The flow angles of solid particles at the impeller exit are smaller than those at the two polylines mentioned above, as shown in Figure 5e. This is due to the large inertia force cause by the large density—the same reasoning as that for the impeller inlet. However, the flow angles of solid particles at the impeller exit near the blade suction side are smaller than those at the impeller inlet. This is because the particles collide with the blade suction side in the region with radius ranging from 68 mm to 86 mm, then the particles rebound from the blade suction side.

Moreover, the flow angles of solid particles at the four polylines all increase with increasing blade thickness. This is because the increase in blade thickness leads to a decrease in the area of flow passages, which results in an increase in v_m1. The increase in v_m1 leads to an increase in the relative flow angle according to the velocity triangle theory. As shown in Figure 5c, the increase in the flow angles of solid particles results in an increase in the wrap angles of the particle trajectories, which means that the solid particles move towards the blade suction side. Meanwhile, the trajectories with the larger wrap angles delay the time at which the collisions between the solid particles and the blade pressure side take place. As a result, the positions where the collisions take place on the blade pressure side are offset towards the impeller exit, as shown in Figure 5c. The analysis above explains the streamlines that can be observed in Figure 4.

5. Wear Testing

5.1. Test Rig

A wear test was conducted for validation of the accuracy of the numerical results and to analyze the wear pattern of the impellers. The impellers of Case 1 and Case 3 were manufactured; these can be seen in Figure 6. The wear test rig consisted of a slurry barrel, feed delivery pipe, valves, and test pump. Due to the lack of a stirrer, the feed delivery pipe extended to the bottom of the slurry barrel for the purpose of stirring. The volume of the slurry barrel was approximately 2 m³. There were four pairs of feed delivery pipes with respective outlet diameters of 40 mm, 50 mm, 65 mm, and 80 mm.

5.2. Test Method

The impellers of Cases 1 and 3 were manufactured for the wear test. The impellers were coated first with red paint and then with blue paint, as shown in Figure 7. Quartz sand with a density of 2650 kg/m³ was used as the abradant. The pump was operated at the rated condition with a solid fraction of 10%. The wear test lasted half an hour.

5.3. Test Results

Figure 8 shows the wear patterns on the back shroud of the two manufactured impellers. It can be seen that the paint on the back shroud near the blade pressure side abraded for both impellers. There was a little blue paint left on the back shroud near the blade suction side in the impeller with thinner blades. However, almost no blue paint was left on the back shroud of the impeller with thicker blades. Figure 8 also shows the volume fraction of solid particles on the back shroud. There are more particles occurring at the region close to the blade suction side, especially the posterior flow passages of the impeller with the thicker blades. Hence, the thicker blades led to a more uniform abrasion on the back shroud. From the comparison in Figure 8, we can see that the distribution of the volume fraction of solid particles on the back shroud shows a good agreement with the wear pattern on the back shroud of the tested impellers.

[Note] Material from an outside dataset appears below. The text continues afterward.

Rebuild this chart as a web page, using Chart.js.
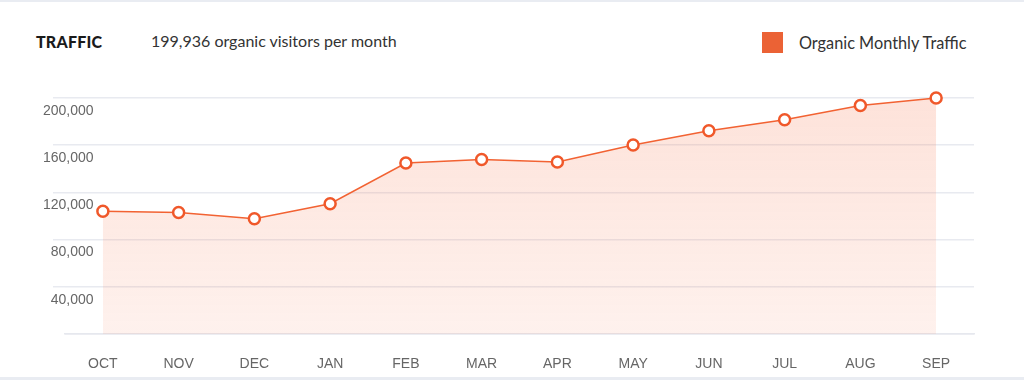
<!DOCTYPE html>
<html>
<head>
<meta charset="utf-8">
<script src="https://cdn.jsdelivr.net/npm/chart.js@4/dist/chart.umd.min.js"></script>
<style>
  html, body { margin: 0; padding: 0; background: #fff; }
  #wrap { position: relative; width: 1024px; height: 380px; overflow: hidden; }
  #topline { position: absolute; left: 0; top: 0; width: 1024px; height: 2px; background: #e9ecf2; }
  #botline { position: absolute; left: 0; top: 377px; width: 1024px; height: 3px; background: #e9ecf2; }
  #title { position: absolute; left: 36px; top: 32px; font: 900 16px Lato, sans-serif; color: #1a1a1a; letter-spacing: 0.2px; }
  #sub { position: absolute; left: 151px; top: 31px; font: 400 16px Lato, sans-serif; color: #333; }
  #legend { position: absolute; left: 762px; top: 32px; display: flex; align-items: center; }
  #legend .sw { width: 21px; height: 21px; background: #EB6235; }
  #legend .lt { margin-left: 16px; font: 400 16.3px Lato, sans-serif; color: #333; }
  canvas { position: absolute; left: 0; top: 0; }
</style>
</head>
<body>
<div id="wrap">
  <div id="topline"></div>
  <div id="botline"></div>
  <div id="title">TRAFFIC</div>
  <div id="sub">199,936 organic visitors per month</div>
  <div id="legend"><div class="sw"></div><div class="lt" id="legendText"></div></div>
  <canvas id="c" width="1024" height="380"></canvas>
</div>
<script>
const months = ['OCT','NOV','DEC','JAN','FEB','MAR','APR','MAY','JUN','JUL','AUG','SEP'];
const organicTraffic = [104000, 103000, 97600, 110400, 144900, 147800, 145800, 160200, 172200, 181500, 193700, 199936];
const yTicks = [0, 40000, 80000, 120000, 160000, 200000];
const seriesLabel = 'Organic Monthly Traffic';

document.getElementById('legendText').textContent = seriesLabel;

const ctx = document.getElementById('c').getContext('2d');
const grad = ctx.createLinearGradient(0, 98, 0, 334);
grad.addColorStop(0, 'rgba(247, 120, 80, 0.21)');
grad.addColorStop(1, 'rgba(247, 120, 80, 0.10)');

new Chart(ctx, {
  type: 'line',
  data: {
    labels: months,
    datasets: [{
      label: seriesLabel,
      data: organicTraffic,
      borderColor: '#F26232',
      borderWidth: 1.5,
      backgroundColor: grad,
      fill: 'origin',
      tension: 0,
      pointRadius: 5.5,
      pointBorderWidth: 2.5,
      pointBackgroundColor: '#fff',
      pointBorderColor: '#F0582A',
      clip: false
    }]
  },
  options: {
    responsive: false,
    animation: false,
    layout: { padding: { left: 0, right: 50, top: 98, bottom: 0 } },
    plugins: { legend: { display: false }, tooltip: { enabled: false } },
    scales: {
      x: {
        offset: true,
        grid: { display: false, drawTicks: false, tickLength: 0 },
        border: { display: true, color: '#e6e8ee', width: 1.5 },
        ticks: { color: '#666', font: { family: 'Liberation Sans, Arial', size: 14 }, padding: 22, maxRotation: 0 },
        afterFit: s => { s.height = 46; }
      },
      y: {
        min: 0, max: 200000,
        afterBuildTicks: s => { s.ticks = yTicks.map(v => ({ value: v })); },
        grid: {
          color: '#e8eaf0', lineWidth: 1.5, tickLength: 12,
          tickColor: c => (c.tick && c.tick.value === 0) ? 'rgba(0,0,0,0)' : '#e8eaf0'
        },
        border: { display: false },
        ticks: {
          color: '#666', font: { family: 'Liberation Sans, Arial', size: 14 },
          mirror: true, crossAlign: 'far',
          padding: -22, labelOffset: 13,
          callback: v => v === 0 ? '' : v.toLocaleString('en-US')
        },
        afterFit: s => { s.width = 65; }
      }
    }
  }
});
</script>
</body>
</html>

Figure 9 shows the wear patterns on the blade pressure sides. The wear pattern on the pressure side of the impeller with the thinner blades is longer and deeper than that of the impeller with the thicker blades. As mentioned above, the thicker blades lead to larger incident angles of the solid particles, resulting in larger wrap angles of the particle trajectories. The solid particles in the impeller with the thinner blades collide with the blade pressure side earlier in the region near the impeller inlet, as shown in Figure 9. After that, the solid particles colliding with the pressure side may undergo another couple of collisions with the pressure side or slide along the pressure side until they reach the impeller exit, which results in severe abrasion on the blade pressure side. From the comparison in Figure 9, we can see that the trajectories of solid particles show good agreement with the wear patterns on the blade pressure sides of the tested impellers.

Figure 10 shows the wear patterns on the blade suction sides. It can be seen that the abrasion on the blade suction side of the impeller with the thicker blades was more severe. Figure 10 also shows the volume fractions of solid particles on the blade suction sides. There are more solid particles in the posterior region of the blade suction side, thus resulting in more severe abrasion. From the comparison in Figure 10, we can see that the volume fractions of solid particles show good agreement with the wear patterns on the blade suction sides of the tested impellers.

6. Conclusions

In this paper, the effect of blade thickness on the solid–liquid two-phase flow and impeller wear in a ceramic centrifugal slurry pump was numerically and experimentally investigated. The main conclusions are summarized as follows:

(1)

As the blade thickness increases, the v_m of water increases due to the decrease in the flow area of the impeller passages, resulting in an increase in the relative flow angle. Hence, the incident angles of the solid particles increase under the effect of the flow field, which leads to larger wrap angles of the particle trajectories in the impeller passages.

(2)

As the wrap angles of the solid trajectories in the impeller passages increase, it takes a longer time for the solid particles to collide with the blade pressure side, so the region where the collisions take place between the solid particles and the blade pressure side is offset towards the impeller exit.

(3)

As the blade thickness increases, the number of solid particles colliding with the blade leading edges decreases, and the particles are more likely to collide with the blade suction side.

(4)

Increasing the blade thickness alleviates the abrasion of the leading edges and the pressure side of the impeller blades and makes the abrasion of the back shroud more uniform. However, the blade suction side is abraded more severely, and the hydraulic performance of the pump decreases.

(5)

The solid particle volume fractions show good agreement with the wear patterns on the back shroud and the blade suction sides of the tested impellers. Meanwhile, the solid particle trajectories are in accordance with the wear patterns on the blade pressure sides of the tested impellers. These prove that the numerical method adopted in this paper can predict the abrasion of impellers in ceramic slurry pumps.